Both runs came via solo homers. He missed twice, once with a splitter to Kendry Morales and once with an 0-2 fastball to Mike Zunino, and unfortunately, those two mistakes put he and the team on the wrong end of this game.
Since April 29th, Jimenez has allowed 33 runs in 87.1 innings (3.40 earned run average). While he has averaged less than six innings over those 16 starts, it is difficult to be disappointed by what he has offered the Indians to this point. When you consider his first year and a half with the Indians, it has been a downright revelation.
A Swisher switch
Looking to shake something loose from either of his two most consistent and proven hitters that have underperformed so far this season, Terry Francona decided to swap Asdrubal Cabrera and Nick Swisher in the lineup.
The move seemed to have an instant impact on Swisher, as he homered for the first time since July 6th in his first at-bat as the number two hitter. He went on to add a well-placed bloop single in his next at-bat.

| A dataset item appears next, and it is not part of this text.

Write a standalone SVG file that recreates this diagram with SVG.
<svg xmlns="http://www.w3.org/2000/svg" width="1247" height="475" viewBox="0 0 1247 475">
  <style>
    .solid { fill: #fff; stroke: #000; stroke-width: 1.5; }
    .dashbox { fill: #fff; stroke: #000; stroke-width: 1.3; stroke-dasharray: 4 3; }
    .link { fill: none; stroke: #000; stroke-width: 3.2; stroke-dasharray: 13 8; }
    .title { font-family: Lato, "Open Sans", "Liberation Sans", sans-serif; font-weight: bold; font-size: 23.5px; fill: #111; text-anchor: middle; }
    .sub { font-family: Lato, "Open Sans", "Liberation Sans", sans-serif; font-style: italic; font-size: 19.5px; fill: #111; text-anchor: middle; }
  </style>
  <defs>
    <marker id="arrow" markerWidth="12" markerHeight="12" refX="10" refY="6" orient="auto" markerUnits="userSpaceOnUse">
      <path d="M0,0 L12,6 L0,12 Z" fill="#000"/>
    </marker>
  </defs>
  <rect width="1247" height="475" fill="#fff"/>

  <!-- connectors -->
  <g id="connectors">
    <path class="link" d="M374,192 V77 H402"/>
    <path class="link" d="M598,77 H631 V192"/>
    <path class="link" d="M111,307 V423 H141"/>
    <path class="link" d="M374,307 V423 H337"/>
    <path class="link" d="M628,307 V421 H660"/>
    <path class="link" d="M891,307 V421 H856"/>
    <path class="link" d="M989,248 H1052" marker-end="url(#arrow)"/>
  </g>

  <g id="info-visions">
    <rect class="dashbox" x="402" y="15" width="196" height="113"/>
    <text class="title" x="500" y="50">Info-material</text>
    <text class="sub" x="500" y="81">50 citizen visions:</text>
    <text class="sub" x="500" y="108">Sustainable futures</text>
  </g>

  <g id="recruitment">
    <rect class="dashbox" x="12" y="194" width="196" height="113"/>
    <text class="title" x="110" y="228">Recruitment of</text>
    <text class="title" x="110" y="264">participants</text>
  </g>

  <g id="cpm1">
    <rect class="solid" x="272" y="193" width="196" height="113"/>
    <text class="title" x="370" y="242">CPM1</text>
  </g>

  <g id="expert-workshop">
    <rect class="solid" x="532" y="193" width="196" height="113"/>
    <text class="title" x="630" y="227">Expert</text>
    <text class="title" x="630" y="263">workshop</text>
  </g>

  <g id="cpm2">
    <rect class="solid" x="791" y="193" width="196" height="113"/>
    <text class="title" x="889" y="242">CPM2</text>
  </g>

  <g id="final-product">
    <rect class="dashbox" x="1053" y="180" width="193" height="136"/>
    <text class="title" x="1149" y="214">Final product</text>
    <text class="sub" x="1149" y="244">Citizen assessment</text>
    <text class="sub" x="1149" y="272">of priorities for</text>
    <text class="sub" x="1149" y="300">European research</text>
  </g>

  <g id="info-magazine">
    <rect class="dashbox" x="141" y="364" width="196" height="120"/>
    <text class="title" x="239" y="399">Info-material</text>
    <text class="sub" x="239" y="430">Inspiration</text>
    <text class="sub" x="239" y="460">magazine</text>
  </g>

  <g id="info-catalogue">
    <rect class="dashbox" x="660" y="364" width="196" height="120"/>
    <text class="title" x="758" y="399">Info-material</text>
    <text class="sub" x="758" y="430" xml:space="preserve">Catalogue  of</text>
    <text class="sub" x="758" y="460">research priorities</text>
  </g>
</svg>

The home run was just his 10th of the year, and while he has still managed to get on base, it has been his power that has been missing so far as an Indian. Never in his career as a full-time player (all but his rookie campaign) has he had less than 53 extra-base hits in a season. As it stands, he is at 27 and on pace for 44 with 63 games left. The shoulder injury that put him on the disabled list will leave him short of his ~149 game per season pace over that span, but it has clearly affected more than that.

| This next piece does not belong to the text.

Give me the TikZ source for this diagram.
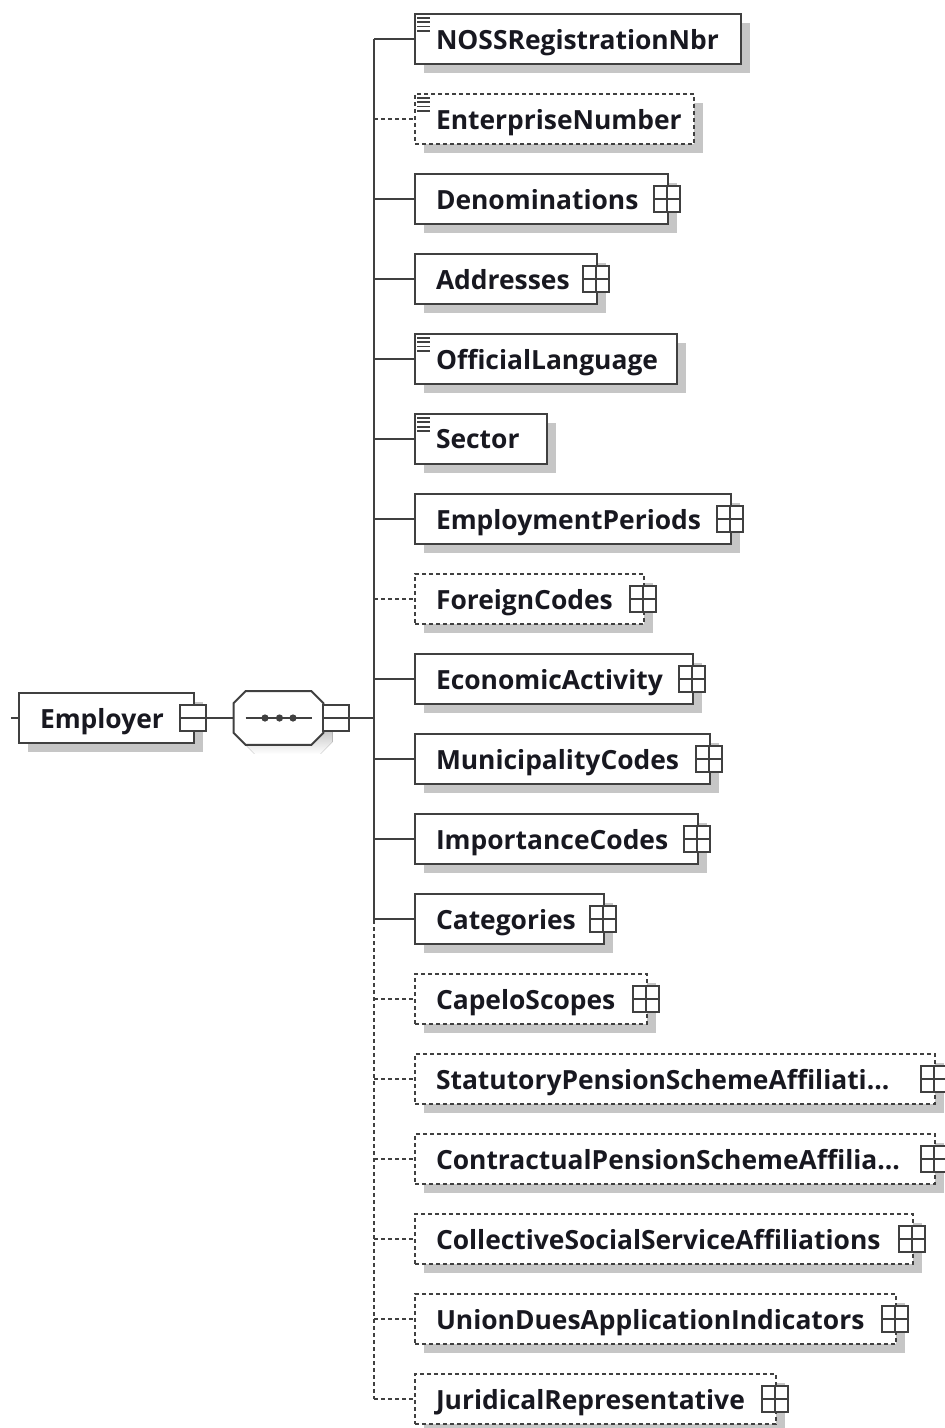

The rest of the offense falters, but it is not broken
You always wonder how the All-Star break can affect teams, particularly when one is playing well going into it. So far, the time off seems to have taken a toll on the Indians' offense.
Obviously, one run isn't going to cut it often. The lineup managed just five hits, and none of them came with runners in scoring position (0-for-7). In the first four games since a four-day vacation, they have just 12 runs and 23 hits, seven and nine of which came in Sunday's finale against the Twins.
As the trade deadline nears, many have expressed serious concern about the team's sticks, and a desire to add one (or more). Despite this slow start, I am not one of them.
On the season, the Indians rank fifth in all of baseball in runs scored. And even if you look at more recently, there are second (behind only these Mariners) over the last 30 days. Beyond that, they are among the best in just about every offensive category that really matters: top-10 in on-base, slugging, weighted on-base average, weighted runs created-plus, etc. All of those rankings don't include last night's game, but the point still stands that they seem to be just fine in the grand scheme of things.
Keep in mind that those things are true, all while Swisher and Cabrera haven't lived up to their billings, Carlos Santanawas down in the middle months and Mark Reynolds has fallen off a proverbial cliff. Adding a hitter likely wouldn't hurt, but I don't think it is quite a big-picture need just because of a few duds lately.
Up next: Game two of three in Seattle. The Indians will send Zach McAllister to the mound for the first time in nearly two months. Luckily, they will miss the Mariners' two best starters (Felix Hernandez and Hisashi Iwakuma) in this series.
There are two LH run producers in Kipnis and Brantley who do their job. Santana is a good hittter but does not really produce runs the way the Indians need in cleanup. Swisher and Cabrera are decent complementary players who could fit in the two or six hole but not a big run producer even when completely healthy which they are not. That leaves Stubbs and the bench bats which are all good enough but not run producers to rely upon.
This is not a bad team but it is not a great one. It doesn't really have a pitching stud or a RH hitting stud either. They could easily get by with current RPs if they had those and a LH RP the team could rely upon. The starters are adequate, including Ubaldo. They are doing well for a VERY small market team with no money from attendance. Expecting more is not realistic.